:: Data excerpt ::

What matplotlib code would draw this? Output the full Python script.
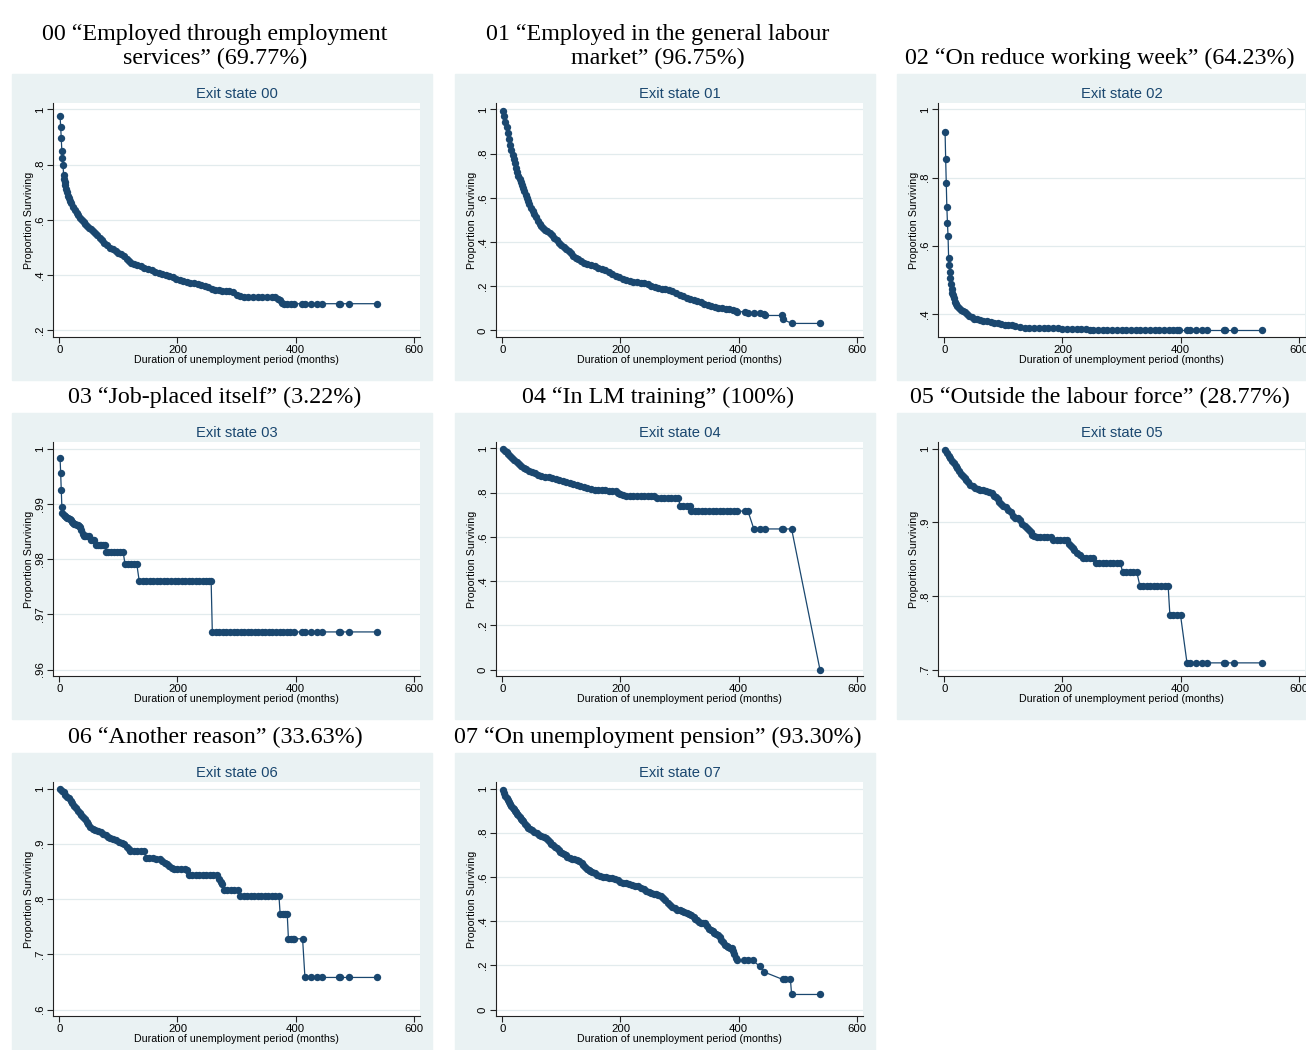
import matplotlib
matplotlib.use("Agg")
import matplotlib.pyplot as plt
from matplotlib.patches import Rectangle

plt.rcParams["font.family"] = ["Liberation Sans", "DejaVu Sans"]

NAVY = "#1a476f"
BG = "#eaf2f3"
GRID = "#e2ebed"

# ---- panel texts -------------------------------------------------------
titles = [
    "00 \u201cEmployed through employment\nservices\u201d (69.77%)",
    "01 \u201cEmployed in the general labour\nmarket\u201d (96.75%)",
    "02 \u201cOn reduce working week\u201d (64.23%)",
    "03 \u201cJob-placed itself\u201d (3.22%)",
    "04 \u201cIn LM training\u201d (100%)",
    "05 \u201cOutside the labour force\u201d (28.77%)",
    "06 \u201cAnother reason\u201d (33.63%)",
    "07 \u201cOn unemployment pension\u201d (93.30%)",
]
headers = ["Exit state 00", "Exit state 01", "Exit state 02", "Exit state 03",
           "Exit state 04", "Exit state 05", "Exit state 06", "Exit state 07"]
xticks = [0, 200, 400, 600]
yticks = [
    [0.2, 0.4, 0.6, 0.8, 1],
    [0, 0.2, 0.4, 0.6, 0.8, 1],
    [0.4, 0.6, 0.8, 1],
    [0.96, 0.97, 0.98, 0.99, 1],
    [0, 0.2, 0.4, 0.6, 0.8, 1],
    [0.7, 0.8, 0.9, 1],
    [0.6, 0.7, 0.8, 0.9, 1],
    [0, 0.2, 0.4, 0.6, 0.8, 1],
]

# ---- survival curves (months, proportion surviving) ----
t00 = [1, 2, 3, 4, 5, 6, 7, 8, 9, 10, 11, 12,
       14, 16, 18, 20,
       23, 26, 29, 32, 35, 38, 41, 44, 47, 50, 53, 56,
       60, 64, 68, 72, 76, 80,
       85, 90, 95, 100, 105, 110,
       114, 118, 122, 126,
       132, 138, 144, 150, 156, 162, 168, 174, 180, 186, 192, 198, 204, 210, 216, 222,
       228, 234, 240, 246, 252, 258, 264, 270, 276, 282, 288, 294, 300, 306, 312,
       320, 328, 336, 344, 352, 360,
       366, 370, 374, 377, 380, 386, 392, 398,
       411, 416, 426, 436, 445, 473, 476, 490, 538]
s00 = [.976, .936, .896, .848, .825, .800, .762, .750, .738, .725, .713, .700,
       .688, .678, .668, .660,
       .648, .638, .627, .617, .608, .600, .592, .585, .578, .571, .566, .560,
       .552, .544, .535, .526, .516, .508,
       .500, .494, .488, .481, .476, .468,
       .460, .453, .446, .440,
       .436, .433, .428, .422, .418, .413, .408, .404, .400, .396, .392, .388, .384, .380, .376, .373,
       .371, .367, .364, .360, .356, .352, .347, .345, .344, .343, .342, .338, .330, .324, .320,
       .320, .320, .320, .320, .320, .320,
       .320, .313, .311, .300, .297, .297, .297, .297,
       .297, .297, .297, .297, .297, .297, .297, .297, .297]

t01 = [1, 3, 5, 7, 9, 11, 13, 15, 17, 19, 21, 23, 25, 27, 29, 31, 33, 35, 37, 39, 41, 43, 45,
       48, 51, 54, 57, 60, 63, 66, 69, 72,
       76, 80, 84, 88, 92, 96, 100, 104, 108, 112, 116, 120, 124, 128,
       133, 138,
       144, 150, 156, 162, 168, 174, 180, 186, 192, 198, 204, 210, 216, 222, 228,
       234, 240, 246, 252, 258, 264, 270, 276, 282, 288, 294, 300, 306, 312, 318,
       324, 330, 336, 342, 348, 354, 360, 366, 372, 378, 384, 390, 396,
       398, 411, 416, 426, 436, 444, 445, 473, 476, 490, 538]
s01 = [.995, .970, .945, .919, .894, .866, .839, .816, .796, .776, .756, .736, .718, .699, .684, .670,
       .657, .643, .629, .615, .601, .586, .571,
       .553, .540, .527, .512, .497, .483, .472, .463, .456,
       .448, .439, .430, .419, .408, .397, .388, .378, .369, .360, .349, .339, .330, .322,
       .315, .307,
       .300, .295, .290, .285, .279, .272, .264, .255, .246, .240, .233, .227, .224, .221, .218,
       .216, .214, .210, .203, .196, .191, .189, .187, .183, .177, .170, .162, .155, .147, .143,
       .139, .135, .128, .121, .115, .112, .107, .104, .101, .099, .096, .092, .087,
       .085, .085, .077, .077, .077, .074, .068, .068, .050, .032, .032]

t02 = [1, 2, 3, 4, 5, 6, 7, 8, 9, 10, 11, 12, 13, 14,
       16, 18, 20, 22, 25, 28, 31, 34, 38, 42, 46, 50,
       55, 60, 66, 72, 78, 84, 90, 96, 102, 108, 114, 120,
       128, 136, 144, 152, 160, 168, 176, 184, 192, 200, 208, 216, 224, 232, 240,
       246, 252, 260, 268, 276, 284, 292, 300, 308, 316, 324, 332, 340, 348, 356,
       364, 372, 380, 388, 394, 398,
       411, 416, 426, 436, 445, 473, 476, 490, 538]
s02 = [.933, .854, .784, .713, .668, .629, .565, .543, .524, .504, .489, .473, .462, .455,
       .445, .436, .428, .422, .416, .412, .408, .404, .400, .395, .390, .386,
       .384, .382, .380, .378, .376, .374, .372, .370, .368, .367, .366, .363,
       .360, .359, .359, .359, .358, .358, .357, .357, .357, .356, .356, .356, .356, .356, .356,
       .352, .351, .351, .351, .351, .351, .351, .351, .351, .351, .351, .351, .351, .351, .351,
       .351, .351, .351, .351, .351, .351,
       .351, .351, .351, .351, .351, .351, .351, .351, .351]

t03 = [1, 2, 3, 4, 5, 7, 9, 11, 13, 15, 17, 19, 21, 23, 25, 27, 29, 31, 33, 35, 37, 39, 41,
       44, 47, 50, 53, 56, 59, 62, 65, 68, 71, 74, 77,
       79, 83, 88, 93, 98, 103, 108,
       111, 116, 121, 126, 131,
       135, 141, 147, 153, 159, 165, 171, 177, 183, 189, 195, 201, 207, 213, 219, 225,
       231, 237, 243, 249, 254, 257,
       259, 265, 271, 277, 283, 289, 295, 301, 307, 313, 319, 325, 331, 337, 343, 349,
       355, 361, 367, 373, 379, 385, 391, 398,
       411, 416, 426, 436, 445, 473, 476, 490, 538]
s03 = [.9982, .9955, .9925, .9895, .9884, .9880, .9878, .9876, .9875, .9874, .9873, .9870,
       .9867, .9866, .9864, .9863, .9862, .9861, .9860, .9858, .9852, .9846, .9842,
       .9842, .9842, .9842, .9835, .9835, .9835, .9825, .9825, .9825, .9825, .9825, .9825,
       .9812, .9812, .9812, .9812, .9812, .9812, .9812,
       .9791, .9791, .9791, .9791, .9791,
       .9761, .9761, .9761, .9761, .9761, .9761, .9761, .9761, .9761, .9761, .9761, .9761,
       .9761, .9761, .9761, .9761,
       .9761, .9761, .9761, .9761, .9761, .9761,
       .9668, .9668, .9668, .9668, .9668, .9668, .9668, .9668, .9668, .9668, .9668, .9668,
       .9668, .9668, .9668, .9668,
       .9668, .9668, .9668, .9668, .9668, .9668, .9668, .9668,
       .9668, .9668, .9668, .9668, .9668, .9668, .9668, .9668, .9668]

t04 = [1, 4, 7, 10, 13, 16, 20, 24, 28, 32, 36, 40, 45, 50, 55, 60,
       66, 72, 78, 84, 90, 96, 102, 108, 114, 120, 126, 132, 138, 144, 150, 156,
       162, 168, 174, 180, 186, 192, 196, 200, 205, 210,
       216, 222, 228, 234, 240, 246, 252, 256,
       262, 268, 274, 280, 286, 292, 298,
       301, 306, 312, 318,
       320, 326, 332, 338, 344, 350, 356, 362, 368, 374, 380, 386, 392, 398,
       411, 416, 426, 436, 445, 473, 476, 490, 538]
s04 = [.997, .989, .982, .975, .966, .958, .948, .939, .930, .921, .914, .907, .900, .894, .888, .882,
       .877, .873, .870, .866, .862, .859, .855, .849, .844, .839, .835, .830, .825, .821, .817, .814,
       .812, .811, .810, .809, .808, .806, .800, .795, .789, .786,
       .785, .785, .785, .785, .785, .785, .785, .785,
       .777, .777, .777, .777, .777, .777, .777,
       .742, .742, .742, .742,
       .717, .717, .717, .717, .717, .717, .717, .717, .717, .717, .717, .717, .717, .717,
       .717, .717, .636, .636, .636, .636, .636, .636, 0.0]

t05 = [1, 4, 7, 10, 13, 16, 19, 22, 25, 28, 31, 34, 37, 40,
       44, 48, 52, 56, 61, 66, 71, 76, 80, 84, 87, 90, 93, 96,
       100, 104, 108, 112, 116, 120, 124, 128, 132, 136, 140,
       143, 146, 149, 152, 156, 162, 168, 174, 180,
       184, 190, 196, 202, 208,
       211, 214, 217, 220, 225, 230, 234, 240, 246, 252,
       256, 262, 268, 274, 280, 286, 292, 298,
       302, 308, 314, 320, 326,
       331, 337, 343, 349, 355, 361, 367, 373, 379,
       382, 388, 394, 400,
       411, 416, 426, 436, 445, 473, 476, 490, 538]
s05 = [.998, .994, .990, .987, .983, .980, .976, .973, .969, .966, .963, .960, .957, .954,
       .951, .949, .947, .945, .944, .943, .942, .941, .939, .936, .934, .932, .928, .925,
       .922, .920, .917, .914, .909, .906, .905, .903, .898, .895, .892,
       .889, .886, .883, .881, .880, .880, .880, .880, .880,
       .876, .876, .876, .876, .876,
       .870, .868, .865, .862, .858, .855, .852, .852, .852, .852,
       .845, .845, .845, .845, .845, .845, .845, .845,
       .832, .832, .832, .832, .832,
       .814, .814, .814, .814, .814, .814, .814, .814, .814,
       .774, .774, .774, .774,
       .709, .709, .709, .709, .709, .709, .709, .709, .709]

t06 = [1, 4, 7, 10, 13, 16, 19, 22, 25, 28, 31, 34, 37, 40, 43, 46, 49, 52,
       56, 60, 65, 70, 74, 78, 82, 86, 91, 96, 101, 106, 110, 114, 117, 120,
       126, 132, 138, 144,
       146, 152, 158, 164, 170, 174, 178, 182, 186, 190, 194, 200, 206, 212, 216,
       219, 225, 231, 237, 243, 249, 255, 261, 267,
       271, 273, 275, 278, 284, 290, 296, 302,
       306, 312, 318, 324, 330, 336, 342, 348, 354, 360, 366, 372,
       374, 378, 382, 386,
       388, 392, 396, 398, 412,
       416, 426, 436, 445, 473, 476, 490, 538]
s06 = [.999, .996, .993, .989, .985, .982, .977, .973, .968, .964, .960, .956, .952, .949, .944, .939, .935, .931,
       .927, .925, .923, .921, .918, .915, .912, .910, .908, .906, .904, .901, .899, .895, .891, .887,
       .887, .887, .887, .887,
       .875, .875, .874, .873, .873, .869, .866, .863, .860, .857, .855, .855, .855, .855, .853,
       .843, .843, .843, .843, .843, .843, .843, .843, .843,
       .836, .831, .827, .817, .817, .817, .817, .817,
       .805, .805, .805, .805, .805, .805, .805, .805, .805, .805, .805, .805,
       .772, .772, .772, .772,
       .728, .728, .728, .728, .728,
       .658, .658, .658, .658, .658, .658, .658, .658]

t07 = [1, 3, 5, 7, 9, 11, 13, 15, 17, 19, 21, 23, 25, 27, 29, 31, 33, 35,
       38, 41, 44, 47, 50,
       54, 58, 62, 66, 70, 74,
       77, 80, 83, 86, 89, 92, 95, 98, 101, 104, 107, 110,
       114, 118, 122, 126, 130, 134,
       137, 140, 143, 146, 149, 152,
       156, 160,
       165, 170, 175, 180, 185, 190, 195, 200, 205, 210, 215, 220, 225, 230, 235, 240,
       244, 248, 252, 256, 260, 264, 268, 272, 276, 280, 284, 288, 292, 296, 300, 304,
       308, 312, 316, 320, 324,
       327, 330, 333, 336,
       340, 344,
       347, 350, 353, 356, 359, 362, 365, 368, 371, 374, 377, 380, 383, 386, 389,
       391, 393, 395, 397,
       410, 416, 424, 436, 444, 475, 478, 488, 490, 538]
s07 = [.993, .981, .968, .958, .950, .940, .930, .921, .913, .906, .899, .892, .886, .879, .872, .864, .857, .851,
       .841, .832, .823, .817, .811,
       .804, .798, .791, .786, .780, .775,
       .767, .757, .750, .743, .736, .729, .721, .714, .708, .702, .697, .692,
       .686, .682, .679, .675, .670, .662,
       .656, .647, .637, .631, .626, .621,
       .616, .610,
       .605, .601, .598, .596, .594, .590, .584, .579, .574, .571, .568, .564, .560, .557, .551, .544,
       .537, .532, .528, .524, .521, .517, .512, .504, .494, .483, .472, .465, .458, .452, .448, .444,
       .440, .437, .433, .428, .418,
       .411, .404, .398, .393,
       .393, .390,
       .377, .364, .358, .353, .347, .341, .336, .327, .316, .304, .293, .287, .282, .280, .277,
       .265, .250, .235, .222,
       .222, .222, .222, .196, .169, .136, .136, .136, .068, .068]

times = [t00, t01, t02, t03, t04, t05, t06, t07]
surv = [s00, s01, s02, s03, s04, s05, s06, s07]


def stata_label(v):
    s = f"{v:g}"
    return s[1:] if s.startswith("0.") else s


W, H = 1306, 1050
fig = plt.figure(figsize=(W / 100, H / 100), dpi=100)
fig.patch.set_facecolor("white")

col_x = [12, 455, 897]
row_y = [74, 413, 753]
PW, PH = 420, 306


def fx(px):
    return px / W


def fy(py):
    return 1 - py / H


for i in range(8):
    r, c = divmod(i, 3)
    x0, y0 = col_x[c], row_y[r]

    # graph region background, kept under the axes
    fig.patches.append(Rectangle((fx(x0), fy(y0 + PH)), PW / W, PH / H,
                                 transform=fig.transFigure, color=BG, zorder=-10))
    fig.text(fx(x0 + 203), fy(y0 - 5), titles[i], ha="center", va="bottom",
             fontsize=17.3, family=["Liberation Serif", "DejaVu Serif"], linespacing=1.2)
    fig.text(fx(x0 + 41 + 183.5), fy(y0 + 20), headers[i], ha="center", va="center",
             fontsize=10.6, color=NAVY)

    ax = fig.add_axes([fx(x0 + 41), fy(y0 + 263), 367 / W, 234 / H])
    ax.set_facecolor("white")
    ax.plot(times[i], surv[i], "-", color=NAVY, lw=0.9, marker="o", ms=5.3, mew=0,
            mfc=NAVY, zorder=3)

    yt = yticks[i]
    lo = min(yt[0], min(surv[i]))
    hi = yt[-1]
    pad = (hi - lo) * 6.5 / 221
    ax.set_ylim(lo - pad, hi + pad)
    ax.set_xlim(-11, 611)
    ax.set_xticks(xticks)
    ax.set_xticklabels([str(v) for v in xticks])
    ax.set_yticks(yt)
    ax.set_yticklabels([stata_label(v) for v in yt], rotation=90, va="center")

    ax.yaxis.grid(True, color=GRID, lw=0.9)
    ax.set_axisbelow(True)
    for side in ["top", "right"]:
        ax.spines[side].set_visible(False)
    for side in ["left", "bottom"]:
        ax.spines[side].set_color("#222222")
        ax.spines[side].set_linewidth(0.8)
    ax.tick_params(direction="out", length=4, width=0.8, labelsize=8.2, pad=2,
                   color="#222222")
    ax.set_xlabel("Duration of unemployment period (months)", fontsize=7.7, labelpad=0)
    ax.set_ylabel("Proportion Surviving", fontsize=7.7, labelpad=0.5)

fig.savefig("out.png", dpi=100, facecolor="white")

:::

- The task: Track down every line of the material containing the string "matplotlib", and copy it.

- Answer in full:
What matplotlib code would draw this? Output the full Python script.
import matplotlib
matplotlib.use("Agg")
import matplotlib.pyplot as plt
from matplotlib.patches import Rectangle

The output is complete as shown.